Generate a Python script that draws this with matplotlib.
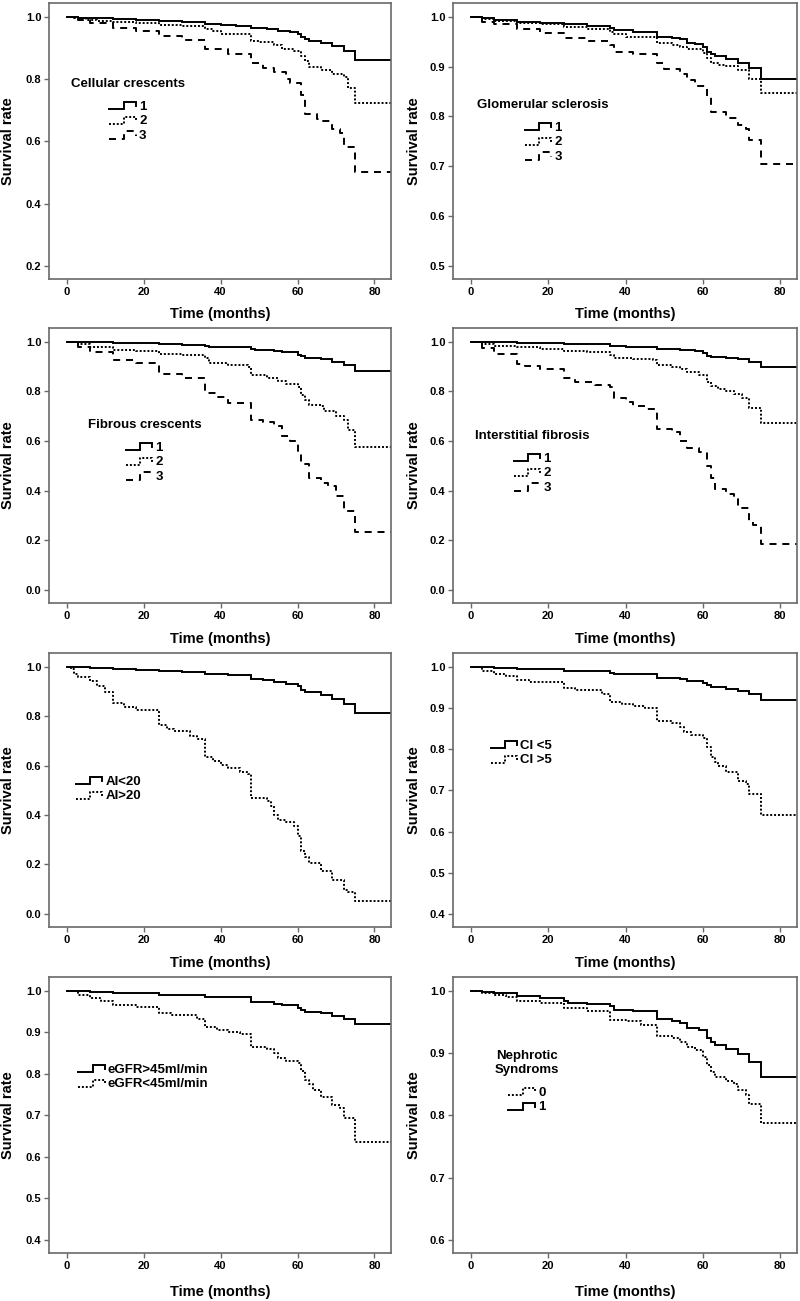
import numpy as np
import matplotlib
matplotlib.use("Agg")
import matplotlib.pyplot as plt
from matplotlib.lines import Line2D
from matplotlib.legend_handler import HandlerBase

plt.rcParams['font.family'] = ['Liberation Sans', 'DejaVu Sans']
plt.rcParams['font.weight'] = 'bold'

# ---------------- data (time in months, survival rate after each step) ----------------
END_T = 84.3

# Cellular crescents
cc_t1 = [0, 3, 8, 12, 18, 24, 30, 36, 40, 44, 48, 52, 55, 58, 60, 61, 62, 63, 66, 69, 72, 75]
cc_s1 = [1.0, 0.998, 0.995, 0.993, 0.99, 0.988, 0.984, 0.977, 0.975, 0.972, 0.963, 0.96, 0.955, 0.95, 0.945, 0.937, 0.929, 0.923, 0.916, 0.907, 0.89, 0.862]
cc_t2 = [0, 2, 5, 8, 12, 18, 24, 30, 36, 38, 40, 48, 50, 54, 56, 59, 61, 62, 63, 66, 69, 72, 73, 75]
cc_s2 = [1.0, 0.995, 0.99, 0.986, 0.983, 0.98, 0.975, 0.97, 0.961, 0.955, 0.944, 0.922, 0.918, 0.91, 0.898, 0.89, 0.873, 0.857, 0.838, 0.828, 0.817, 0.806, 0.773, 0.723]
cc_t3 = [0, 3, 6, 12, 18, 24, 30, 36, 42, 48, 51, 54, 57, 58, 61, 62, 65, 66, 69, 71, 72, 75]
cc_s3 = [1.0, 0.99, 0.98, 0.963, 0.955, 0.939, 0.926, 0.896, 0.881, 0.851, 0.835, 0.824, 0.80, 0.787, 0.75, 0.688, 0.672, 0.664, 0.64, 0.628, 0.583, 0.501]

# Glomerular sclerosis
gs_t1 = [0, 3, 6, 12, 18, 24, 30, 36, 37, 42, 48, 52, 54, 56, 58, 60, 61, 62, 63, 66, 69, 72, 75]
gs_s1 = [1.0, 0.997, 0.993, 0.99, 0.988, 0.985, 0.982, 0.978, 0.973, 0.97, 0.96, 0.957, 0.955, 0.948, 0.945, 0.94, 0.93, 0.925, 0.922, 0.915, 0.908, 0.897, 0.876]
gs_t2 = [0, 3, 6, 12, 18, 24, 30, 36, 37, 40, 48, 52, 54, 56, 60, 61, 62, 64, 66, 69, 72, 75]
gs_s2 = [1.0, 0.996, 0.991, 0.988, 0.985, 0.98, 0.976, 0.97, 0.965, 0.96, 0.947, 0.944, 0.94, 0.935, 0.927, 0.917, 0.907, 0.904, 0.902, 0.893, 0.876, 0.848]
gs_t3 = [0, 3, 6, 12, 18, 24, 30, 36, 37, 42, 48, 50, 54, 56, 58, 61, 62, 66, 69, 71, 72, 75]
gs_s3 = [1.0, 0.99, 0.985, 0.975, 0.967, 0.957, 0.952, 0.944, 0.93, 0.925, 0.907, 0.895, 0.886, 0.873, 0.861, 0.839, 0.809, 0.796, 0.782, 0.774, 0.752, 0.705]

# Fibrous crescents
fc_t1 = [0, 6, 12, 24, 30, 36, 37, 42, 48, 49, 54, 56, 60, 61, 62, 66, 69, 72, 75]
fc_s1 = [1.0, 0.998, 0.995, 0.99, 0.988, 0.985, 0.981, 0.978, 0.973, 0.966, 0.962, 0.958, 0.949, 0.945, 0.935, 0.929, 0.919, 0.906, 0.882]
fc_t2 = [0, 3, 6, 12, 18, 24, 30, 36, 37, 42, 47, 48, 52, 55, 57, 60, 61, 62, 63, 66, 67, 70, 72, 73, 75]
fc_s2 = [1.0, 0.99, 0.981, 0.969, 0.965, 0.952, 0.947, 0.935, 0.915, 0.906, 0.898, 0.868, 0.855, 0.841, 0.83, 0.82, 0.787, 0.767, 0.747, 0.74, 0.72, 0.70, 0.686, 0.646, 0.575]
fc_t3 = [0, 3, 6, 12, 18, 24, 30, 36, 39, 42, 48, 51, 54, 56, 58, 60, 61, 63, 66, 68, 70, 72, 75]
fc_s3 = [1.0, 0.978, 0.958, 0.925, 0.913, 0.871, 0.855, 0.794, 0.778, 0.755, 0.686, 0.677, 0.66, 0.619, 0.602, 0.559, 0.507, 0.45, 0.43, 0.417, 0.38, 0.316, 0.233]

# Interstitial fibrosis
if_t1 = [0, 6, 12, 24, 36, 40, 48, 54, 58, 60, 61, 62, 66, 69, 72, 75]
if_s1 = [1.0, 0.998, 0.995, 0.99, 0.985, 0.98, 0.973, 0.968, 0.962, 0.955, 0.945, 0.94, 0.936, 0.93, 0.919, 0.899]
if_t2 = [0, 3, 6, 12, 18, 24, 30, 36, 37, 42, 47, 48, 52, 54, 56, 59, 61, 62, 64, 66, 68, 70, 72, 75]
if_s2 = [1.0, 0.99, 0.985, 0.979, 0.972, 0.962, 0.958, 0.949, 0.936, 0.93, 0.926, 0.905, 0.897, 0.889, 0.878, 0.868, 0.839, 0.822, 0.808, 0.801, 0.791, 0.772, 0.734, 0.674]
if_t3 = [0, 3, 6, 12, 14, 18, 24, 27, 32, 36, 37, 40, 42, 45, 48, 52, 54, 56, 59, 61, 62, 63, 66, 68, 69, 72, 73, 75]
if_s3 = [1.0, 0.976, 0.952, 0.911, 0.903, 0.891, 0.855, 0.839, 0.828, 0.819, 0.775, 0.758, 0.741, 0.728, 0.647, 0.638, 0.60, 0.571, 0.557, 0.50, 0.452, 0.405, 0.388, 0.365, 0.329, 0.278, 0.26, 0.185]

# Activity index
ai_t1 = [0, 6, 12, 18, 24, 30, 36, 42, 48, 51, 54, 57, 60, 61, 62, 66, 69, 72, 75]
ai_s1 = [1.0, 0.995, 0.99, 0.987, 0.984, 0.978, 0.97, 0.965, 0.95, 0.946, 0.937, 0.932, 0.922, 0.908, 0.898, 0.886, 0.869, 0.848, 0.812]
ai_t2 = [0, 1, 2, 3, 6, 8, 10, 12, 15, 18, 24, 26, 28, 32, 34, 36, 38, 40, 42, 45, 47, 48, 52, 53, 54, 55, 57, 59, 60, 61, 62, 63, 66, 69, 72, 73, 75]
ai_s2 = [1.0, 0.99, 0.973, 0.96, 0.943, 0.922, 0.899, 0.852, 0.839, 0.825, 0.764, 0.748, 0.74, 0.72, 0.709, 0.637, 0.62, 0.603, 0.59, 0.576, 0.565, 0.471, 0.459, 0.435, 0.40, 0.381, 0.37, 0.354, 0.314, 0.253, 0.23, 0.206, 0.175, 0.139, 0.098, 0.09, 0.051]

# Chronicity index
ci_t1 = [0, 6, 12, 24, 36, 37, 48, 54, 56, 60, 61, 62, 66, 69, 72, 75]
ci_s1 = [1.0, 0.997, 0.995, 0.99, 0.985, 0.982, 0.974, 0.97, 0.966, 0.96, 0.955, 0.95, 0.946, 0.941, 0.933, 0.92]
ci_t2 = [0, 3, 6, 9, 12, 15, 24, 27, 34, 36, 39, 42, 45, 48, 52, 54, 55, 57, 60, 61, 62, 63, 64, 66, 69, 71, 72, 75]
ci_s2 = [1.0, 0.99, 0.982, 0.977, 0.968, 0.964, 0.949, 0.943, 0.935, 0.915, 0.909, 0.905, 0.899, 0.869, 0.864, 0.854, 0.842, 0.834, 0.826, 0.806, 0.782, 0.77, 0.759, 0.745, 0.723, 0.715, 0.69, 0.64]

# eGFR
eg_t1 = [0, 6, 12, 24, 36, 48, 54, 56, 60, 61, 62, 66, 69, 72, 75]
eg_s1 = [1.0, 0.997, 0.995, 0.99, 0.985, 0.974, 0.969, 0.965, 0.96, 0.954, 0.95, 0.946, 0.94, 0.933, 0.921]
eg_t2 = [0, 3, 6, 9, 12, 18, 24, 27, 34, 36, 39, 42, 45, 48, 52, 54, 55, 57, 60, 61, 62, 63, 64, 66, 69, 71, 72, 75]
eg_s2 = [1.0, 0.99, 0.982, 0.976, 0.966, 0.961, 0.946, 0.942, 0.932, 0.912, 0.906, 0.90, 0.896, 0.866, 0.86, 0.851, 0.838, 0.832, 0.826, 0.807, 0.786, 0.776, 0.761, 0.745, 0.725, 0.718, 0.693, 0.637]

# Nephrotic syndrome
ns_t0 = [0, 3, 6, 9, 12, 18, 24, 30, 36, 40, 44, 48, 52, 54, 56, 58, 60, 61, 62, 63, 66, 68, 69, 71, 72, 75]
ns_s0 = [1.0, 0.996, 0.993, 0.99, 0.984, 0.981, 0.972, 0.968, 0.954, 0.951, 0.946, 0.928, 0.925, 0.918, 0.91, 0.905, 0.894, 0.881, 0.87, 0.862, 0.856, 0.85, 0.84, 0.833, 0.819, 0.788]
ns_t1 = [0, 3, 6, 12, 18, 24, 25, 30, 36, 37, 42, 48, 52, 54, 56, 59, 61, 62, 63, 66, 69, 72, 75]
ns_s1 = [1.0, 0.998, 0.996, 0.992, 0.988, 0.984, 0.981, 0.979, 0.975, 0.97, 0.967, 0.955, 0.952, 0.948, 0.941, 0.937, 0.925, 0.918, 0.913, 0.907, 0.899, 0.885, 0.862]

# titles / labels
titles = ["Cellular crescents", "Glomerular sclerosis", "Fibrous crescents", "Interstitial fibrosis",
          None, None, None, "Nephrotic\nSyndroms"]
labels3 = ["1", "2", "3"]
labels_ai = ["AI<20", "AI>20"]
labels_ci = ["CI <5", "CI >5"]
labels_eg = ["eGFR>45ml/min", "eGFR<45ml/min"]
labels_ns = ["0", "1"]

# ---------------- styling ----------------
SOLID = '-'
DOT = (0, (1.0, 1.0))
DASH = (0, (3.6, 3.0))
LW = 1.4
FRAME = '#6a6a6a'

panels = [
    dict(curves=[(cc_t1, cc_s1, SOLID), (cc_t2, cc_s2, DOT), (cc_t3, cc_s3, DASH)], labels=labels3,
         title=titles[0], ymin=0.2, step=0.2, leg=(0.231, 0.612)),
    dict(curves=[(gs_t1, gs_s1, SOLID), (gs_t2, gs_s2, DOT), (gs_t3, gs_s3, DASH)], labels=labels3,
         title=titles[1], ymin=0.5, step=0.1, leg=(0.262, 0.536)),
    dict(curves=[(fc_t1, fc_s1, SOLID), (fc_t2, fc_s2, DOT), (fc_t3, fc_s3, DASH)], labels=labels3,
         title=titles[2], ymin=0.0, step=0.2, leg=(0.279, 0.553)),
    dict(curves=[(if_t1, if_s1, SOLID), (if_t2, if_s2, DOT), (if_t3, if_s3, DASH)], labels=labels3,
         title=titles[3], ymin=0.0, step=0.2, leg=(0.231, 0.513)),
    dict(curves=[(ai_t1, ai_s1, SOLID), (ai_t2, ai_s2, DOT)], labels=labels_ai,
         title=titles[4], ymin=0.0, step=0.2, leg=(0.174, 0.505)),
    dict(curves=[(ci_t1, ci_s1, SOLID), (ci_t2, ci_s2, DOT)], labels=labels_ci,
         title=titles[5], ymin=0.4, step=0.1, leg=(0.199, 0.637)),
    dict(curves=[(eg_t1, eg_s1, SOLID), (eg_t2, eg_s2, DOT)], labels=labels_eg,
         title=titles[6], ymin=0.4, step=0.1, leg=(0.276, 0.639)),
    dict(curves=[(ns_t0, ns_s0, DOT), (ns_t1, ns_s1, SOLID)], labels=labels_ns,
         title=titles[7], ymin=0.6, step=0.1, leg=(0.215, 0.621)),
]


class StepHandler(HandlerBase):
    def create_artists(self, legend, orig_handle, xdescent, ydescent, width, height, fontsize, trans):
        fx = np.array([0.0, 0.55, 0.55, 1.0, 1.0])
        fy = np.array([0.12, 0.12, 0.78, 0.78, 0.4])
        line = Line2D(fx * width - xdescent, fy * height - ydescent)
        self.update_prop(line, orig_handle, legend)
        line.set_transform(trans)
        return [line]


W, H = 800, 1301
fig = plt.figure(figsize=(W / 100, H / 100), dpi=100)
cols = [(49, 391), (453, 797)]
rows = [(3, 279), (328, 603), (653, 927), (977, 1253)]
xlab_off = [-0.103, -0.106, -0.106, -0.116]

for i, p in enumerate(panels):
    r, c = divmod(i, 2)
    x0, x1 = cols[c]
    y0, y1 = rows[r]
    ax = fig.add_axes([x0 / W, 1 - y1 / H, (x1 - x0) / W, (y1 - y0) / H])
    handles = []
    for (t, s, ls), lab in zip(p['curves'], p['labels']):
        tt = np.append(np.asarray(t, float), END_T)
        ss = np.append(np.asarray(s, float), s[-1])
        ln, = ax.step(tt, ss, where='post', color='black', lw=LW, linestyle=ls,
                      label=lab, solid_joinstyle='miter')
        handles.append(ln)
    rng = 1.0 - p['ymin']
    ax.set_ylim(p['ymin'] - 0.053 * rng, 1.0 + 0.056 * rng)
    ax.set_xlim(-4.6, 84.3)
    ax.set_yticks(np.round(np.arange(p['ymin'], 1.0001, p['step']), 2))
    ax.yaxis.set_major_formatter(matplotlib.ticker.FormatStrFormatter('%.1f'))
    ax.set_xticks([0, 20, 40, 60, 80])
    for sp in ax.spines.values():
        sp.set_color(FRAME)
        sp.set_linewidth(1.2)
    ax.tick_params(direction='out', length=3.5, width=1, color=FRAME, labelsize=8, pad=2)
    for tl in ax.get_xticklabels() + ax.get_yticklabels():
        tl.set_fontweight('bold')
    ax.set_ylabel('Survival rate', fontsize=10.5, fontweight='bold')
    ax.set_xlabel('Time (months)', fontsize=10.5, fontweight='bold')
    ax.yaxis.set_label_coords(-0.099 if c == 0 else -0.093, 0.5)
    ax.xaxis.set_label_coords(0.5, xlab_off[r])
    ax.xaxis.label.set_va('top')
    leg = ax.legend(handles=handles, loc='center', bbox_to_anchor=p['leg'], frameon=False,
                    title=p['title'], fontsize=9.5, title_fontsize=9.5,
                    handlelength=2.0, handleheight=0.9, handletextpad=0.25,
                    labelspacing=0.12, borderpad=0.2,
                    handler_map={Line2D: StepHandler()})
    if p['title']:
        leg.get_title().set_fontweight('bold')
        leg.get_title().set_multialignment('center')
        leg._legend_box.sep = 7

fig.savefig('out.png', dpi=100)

==========

> What this task involves
Begin at the first line of the data above and repeat each line exactly, stopping after the line containing "from matplotlib.legend_handler import". Omit the pictures.

> Task response
Generate a Python script that draws this with matplotlib.
import numpy as np
import matplotlib
matplotlib.use("Agg")
import matplotlib.pyplot as plt
from matplotlib.lines import Line2D
from matplotlib.legend_handler import HandlerBase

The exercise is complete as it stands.